The European Commission is warning about a shortage of European nationals to fill job vacancies. Intra-European recruitment is still relatively low, with only 14% of small and medium-sized enterprises (SMEs) indicating its use. The aging population is further intensifying the challenges in the job market. The ESDE report notes shortages in various sectors, regardless of skill or qualification level. However, the Information and Communication Technologies (ICT), Science, Technology, Engineering, and Mathematics (STEM), as well as construction and healthcare sectors, were particularly hard hit in 2022.

As per the European Commission's projections, labor shortages are expected to escalate in the coming years due to retirements and a decline in the working-age population from 265 million in 2022 to 258 million by 2030. The Commission deems the situation urgent and, on November 15, revealed new proposals to entice non-European workers and streamline the legal immigration process.

Cutting through bureaucratic hurdles

According to Margarítis Schinás, the Vice-President of the European Commission in charge of migration, a significant amount of bureaucratic red tape makes third-country workers hesitant to navigate the process of having their professional qualifications recognized. While unveiling the Commission's new measures, the vice president expressed concern that this bureaucracy results in "brain waste." The proposed legislative measure aims to simplify procedures for non-European expatriates. Some countries, including Germany, have already reformed their immigration laws to simplify visa processes.

Facilitating the recognition of qualifications

Another aspect that needs improvement is the recognition of qualifications. Due to complex administrative procedures, non-European expatriates face challenges in getting their skills and qualifications acknowledged. Although all skills are appreciated, priority is given to occupations facing shortages, such as healthcare and construction. A regularly updated list will make it easier for applicants to find relevant information. The European Union (EU) is advocating for a simplified process for recognizing qualifications, although the specific details of this simplification are yet to be outlined.

Create a recruitment platform dedicated to non-European workers

The European Commission identifies an "endemic shortage" as a significant hindrance to European growth.

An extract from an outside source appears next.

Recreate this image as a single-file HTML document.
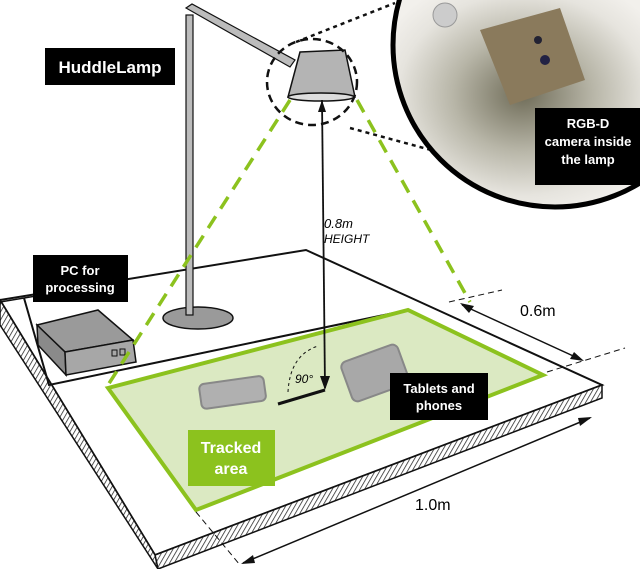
<!DOCTYPE html>
<html><head><meta charset="utf-8"><style>
html,body{margin:0;padding:0;background:#fff;}
svg{display:block;}
text{font-family:"Liberation Sans",sans-serif;}
</style></head><body>
<svg width="640" height="569" viewBox="0 0 640 569" xmlns="http://www.w3.org/2000/svg">
<defs>
<pattern id="h" width="4" height="4" patternUnits="userSpaceOnUse" patternTransform="rotate(30)">
<rect width="4" height="4" fill="#fff"/><line x1="0" y1="0" x2="0" y2="4" stroke="#222" stroke-width="1.5"/></pattern>
<clipPath id="cc"><circle cx="555" cy="45" r="162"/></clipPath>
<radialGradient id="pg" cx="0.55" cy="0.45" r="0.6"><stop offset="0" stop-color="#6f6c58"/><stop offset="0.45" stop-color="#b8b6a8"/><stop offset="0.8" stop-color="#e6e4de"/><stop offset="1" stop-color="#f2f0ec"/></radialGradient>
</defs>
<!-- table -->
<polygon points="0,300 306,250 602,385 155,555" fill="#fff" stroke="#111" stroke-width="2"/>
<polygon points="155,555 602,385 602,398 158,569" fill="url(#h)" stroke="#111" stroke-width="1.5"/>
<polygon points="0,300 155,555 158,569 0,325" fill="url(#h)" stroke="#111" stroke-width="1.5"/>
<polyline points="24,298 49,385 408,310" fill="none" stroke="#111" stroke-width="2"/>
<line x1="0" y1="302" x2="60" y2="292" stroke="#111" stroke-width="1.5"/>
<!-- green area -->
<polygon points="108,388 408,310 543,375 196,510" fill="#dbe9c2" stroke="#8cc21e" stroke-width="4"/>
<!-- devices -->
<rect x="200" y="380" width="65" height="25" rx="5" transform="rotate(-8 232 392)" fill="#b0b0b0" stroke="#888" stroke-width="2"/>
<rect x="345" y="352" width="60" height="42" rx="6" transform="rotate(-20 375 373)" fill="#a8a8a8" stroke="#888" stroke-width="2"/>
<!-- PC -->
<polygon points="37,325 98,310 133,340 65,352" fill="#9a9a9a" stroke="#111" stroke-width="1.5"/>
<polygon points="37,325 65,352 66,375 38,345" fill="#8a8a8a" stroke="#111" stroke-width="1.5"/>
<polygon points="65,352 133,340 136,362 66,375" fill="#a7a7a7" stroke="#111" stroke-width="1.5"/>
<rect x="112" y="350" width="5" height="6" fill="none" stroke="#111"/><rect x="120" y="349" width="5" height="6" fill="none" stroke="#111"/>
<!-- lamp -->
<ellipse cx="198" cy="318" rx="35" ry="11" fill="#9a9a9a" stroke="#111" stroke-width="1.5"/>
<rect x="186" y="15" width="7" height="300" fill="#bcbcbc" stroke="#111" stroke-width="1.2"/>
<polygon points="186,8 192,4 295,60 290,67" fill="#bcbcbc" stroke="#111" stroke-width="1.2"/>
<polygon points="300,52 345,50 355,97 288,97" fill="#b4b4b4" stroke="#111" stroke-width="1.5"/>
<ellipse cx="321" cy="97" rx="33" ry="4" fill="#ddd" stroke="#111" stroke-width="1.5"/>
<ellipse cx="312" cy="82" rx="45" ry="43" fill="none" stroke="#111" stroke-width="2.5" stroke-dasharray="8,5"/>
<line x1="296" y1="42" x2="395" y2="3" stroke="#111" stroke-width="2.5" stroke-dasharray="4,4"/>
<line x1="350" y1="128" x2="560" y2="185" stroke="#111" stroke-width="2.5" stroke-dasharray="4,4"/>
<!-- photo circle -->
<g clip-path="url(#cc)"><rect x="380" y="0" width="260" height="210" fill="url(#pg)"/>
<circle cx="445" cy="15" r="12" fill="#ccc" stroke="#999"/>
<polygon points="480,30 560,8 585,80 510,105" fill="#8a7a5c"/><circle cx="538" cy="40" r="4" fill="#223"/><circle cx="545" cy="60" r="5" fill="#224"/></g>
<circle cx="555" cy="45" r="162" fill="none" stroke="#000" stroke-width="5"/>
<!-- green dashed -->
<line x1="290" y1="100" x2="108" y2="385" stroke="#8cc21e" stroke-width="3.5" stroke-dasharray="14,9"/>
<line x1="357" y1="100" x2="470" y2="302" stroke="#8cc21e" stroke-width="3.5" stroke-dasharray="14,9"/>
<!-- height arrow -->
<line x1="322" y1="100" x2="325" y2="388" stroke="#111" stroke-width="1.8"/>
<polygon points="318,112 322,100 326,112" fill="#111"/><polygon points="320,376 325,390 330,376" fill="#111"/>
<line x1="278" y1="404" x2="325" y2="390" stroke="#111" stroke-width="3"/>
<path d="M288,392 Q290,355 318,346" fill="none" stroke="#111" stroke-dasharray="3,3"/>
<text x="295" y="383" font-size="12" font-style="italic">90°</text>
<text x="324" y="228" font-size="13" font-style="italic">0.8m</text><text x="324" y="243" font-size="12" font-style="italic">HEIGHT</text>
<!-- dimensions -->
<line x1="449" y1="302" x2="502" y2="290" stroke="#111" stroke-dasharray="6,4"/>
<line x1="547" y1="372" x2="625" y2="348" stroke="#111" stroke-dasharray="6,4"/>
<line x1="462" y1="305" x2="582" y2="360" stroke="#111" stroke-width="1.5"/>
<polygon points="460,303 474,306 469,313" fill="#111"/><polygon points="584,361 570,359 574,352" fill="#111"/>
<line x1="590" y1="418" x2="243" y2="563" stroke="#111" stroke-width="1.5"/>
<polygon points="592,417 580,426 578,418" fill="#111"/><polygon points="241,564 253,555 255,563" fill="#111"/>
<line x1="196" y1="512" x2="240" y2="565" stroke="#111" stroke-dasharray="6,4"/>
<text x="520" y="316" font-size="16">0.6m</text>
<text x="415" y="510" font-size="16">1.0m</text>
<!-- labels -->
<rect x="45" y="48" width="130" height="37" fill="#000"/><text x="110" y="73" font-size="17" font-weight="bold" fill="#fff" text-anchor="middle">HuddleLamp</text>
<rect x="33" y="255" width="95" height="47" fill="#000"/><text x="80" y="275" font-size="13" font-weight="bold" fill="#fff" text-anchor="middle">PC for</text><text x="80" y="292" font-size="13" font-weight="bold" fill="#fff" text-anchor="middle">processing</text>
<rect x="535" y="108" width="105" height="77" fill="#000"/><text x="588" y="128" font-size="13" font-weight="bold" fill="#fff" text-anchor="middle">RGB-D</text><text x="588" y="146" font-size="13" font-weight="bold" fill="#fff" text-anchor="middle">camera inside</text><text x="588" y="164" font-size="13" font-weight="bold" fill="#fff" text-anchor="middle">the lamp</text>
<rect x="390" y="373" width="98" height="47" fill="#000"/><text x="439" y="393" font-size="13" font-weight="bold" fill="#fff" text-anchor="middle">Tablets and</text><text x="439" y="410" font-size="13" font-weight="bold" fill="#fff" text-anchor="middle">phones</text>
<rect x="188" y="430" width="87" height="56" fill="#8cc21e"/><text x="231" y="453" font-size="16" font-weight="bold" fill="#fff" text-anchor="middle">Tracked</text><text x="231" y="474" font-size="16" font-weight="bold" fill="#fff" text-anchor="middle">area</text>
</svg>
</body></html>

To facilitate the connection between job supply and demand, the EU is establishing a recruitment platform, which will enable employers to post job openings and non-European workers to apply online. Additionally, the platform will function as a "talent pool" for EU member states.

Non-European workers and asylum seekers already present in the EU will not be part of this talent pool. In an effort to tackle the exploitation of foreign workers, the Commission proposes the suspension of employers who do not adhere to both European and national legislation. However, the oversight of employers would fall under the jurisdiction of the individual Member States.

Reforming the single permit

Introduced in 2011, the single permit is a temporary residence and work permit (with a maximum duration of 2 years) that allows non-EU nationals to work in an EU country. To enhance the competitiveness of the single permit, the European Parliament is suggesting a simplification of procedures and, most importantly, a reduction in processing times from 4 months to 90 days. Some Members of the European Parliament (MEPs) are even advocating for a further reduction to 45 days. The European Parliament also suggests a change in the single permit system, advocating for it not to be linked to a specific employer. Instead, foreign workers should have the flexibility to switch jobs, and they could retain their permit even during periods of unemployment for up to 9 months. Negotiations are still underway to reform the single permit to simplify the process of hiring non-European workers.

Reaction from companies and unions

Euroactiv, an independent media outlet focusing on European issues, reports that companies have generally responded positively to the European Commission's proposals. In contrast, trade unions express concern over the absence of specific measures to counter worker exploitation. There are questions about the level of control over companies and the associated penalties. Additionally, there is apprehension about measures that could lead to the hiring of non-European workers at increasingly lower wages. The unions emphasize the importance of ensuring that non-European workers have the same rights as their European counterparts and call on the Commission to enhance its measures.